Saturday, August 11, 2012

Pressure on Romney to pick Ryan unrelenting

Mitt Romney flip flopping heads Can't imagine why conservatives don't trust him. The conservative "intellectual" wing of the Republican Party isn't relenting in their clamoring for Mitt Romney to prove that he's really severely conservative by giving the veep nod to their Ayn Rand wet dream of a candidate, Paul Ryan. The pitfalls of making the Ryan plan central to the ticket are one problem the more pragmatic Republicans have with this potential pick. Ryan's less-than-stellar private sector work experience is another.
Ryan's time working in the business world is limited to the brief period he spent at his family's construction business in Janesville, Wis. That was only a matter of months, though. According to published reports, he returned to Wisconsin after the 1992 loss of his then-boss, Sen. Bob Kasten, but was back in Washington the next year working for Empower America. He returned to the family firm once more as a management consultant in 1997 but spent just a few months there before launching his winning congressional bid the next year.
What, no job creating? All his formative years spent as a D.C. insider? Irrelevant, says one of Ryan's top cheerleaders. "His experience is as a bold and effective conservative reformer," said Weekly Standard editor Bill Kristol. The key word here being "conservative." Kristol, the Wall Street Journal, the nihilistic wing of the Republican Party all don't trust that Romney is truly reformed from his Massachusetts-loving, Romneycare ways. (Thanks, Andrea Saul!)

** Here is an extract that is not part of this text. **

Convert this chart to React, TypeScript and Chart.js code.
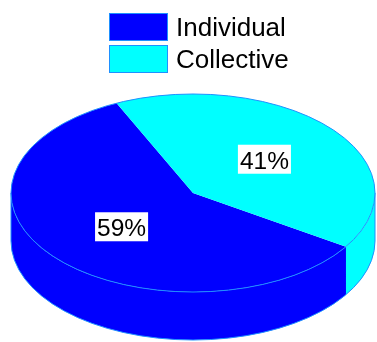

As Jed pointed out, this isn't about what's best for Romney in winning this election. It's about forcing their political orthodoxy on the ticket, orthodoxy that they see entirely lacking in Romney. They have no faith in Romney as a movement conservative, and the only way he can prove it to them is by bowing to their will and teaming up with Ryan. Not that that's going to make Romney any more trustworthy, any more one of them. It just might indicate that he'll be a little bit easier to control.